On the British islands, sugar was the only crop grown, and on the French islands, sugar was their most important crop. The sugar was best grown on land that was near the coast where the soil was naturally yellow and fertile.

In the mid 1600s sugar cane was brought into British West Indies by Dutch-Jews in exile [1], [2], [3] from Brazil. Upon landing in Barbados and other islands, they quickly urged local farmers to change their main crops from cotton and tobacco to sugar cane. With depressed prices of cotton and tobacco due mainly to stiff competition from the North American colonies, the local farmers switched, in which case leading to a boom in the Caribbean economies. Sugar was quickly snapped up by the British which used the sugar for cakes, and sweetener in teas.

For about the next 100 years Barbados remained the richest of all the European colonies in the Caribbean region. The prosperity in the colony of Barbados remained regionally unmatched until sugar cane production grew larger in geographically larger countries such as Haiti, Jamaica and elsewhere.

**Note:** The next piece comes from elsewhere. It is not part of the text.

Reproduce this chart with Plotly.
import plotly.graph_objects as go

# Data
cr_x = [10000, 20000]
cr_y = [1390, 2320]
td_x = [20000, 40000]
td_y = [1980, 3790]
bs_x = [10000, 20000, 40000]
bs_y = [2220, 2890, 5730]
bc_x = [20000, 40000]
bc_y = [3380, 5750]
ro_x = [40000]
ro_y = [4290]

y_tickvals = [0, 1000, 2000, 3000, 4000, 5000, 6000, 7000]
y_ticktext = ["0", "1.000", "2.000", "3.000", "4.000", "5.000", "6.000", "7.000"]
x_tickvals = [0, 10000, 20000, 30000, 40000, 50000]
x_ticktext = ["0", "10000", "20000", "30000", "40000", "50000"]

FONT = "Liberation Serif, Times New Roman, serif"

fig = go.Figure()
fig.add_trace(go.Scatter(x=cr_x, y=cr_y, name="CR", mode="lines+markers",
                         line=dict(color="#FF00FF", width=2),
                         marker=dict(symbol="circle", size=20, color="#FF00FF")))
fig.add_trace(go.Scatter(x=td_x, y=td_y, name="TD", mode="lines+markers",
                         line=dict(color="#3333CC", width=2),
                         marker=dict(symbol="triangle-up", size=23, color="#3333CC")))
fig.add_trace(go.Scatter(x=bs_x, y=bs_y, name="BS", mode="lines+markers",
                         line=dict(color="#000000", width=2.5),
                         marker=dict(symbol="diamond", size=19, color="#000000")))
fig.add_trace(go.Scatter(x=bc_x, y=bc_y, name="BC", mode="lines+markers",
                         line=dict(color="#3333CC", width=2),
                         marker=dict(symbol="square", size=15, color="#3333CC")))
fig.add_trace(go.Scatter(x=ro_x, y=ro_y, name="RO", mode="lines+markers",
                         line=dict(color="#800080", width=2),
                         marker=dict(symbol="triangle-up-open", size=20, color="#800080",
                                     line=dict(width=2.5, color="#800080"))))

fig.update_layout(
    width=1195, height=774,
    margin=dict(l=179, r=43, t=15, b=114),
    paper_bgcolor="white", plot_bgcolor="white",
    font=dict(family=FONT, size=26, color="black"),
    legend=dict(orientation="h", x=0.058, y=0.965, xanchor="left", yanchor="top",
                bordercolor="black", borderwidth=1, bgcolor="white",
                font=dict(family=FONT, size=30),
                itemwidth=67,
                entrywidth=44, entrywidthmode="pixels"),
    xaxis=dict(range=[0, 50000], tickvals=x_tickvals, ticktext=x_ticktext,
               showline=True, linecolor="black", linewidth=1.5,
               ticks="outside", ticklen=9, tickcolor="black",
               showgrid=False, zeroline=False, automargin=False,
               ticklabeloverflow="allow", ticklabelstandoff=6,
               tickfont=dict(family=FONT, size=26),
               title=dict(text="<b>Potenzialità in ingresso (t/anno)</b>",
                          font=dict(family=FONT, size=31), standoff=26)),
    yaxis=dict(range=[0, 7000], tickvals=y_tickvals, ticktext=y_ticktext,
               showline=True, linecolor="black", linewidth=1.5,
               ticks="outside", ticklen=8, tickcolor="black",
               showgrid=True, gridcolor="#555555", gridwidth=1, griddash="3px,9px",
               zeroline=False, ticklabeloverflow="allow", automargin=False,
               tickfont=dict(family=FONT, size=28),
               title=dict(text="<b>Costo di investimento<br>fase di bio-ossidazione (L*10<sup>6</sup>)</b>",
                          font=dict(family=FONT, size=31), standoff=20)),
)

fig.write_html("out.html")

As part of the mass sugar production, the process gave rise to other related commodities like rum, molasses, and Falernum.

The West India Interest was formed in the 1740s when the British merchants joined with the West Indian sugar planters. The British and West Indies shared profits and needs. This organization was the first sugar trading organization which had a large voice in parliament.

In the 1740s, Jamaica and Saint-Domingue became the world’s main sugar producers. They increased the production by using an irrigation system that French engineers built. The French engineers also built reservoirs, diversion dams, levees, aqueducts and canals. In addition, they improved their mills and used varieties of cane and grasses.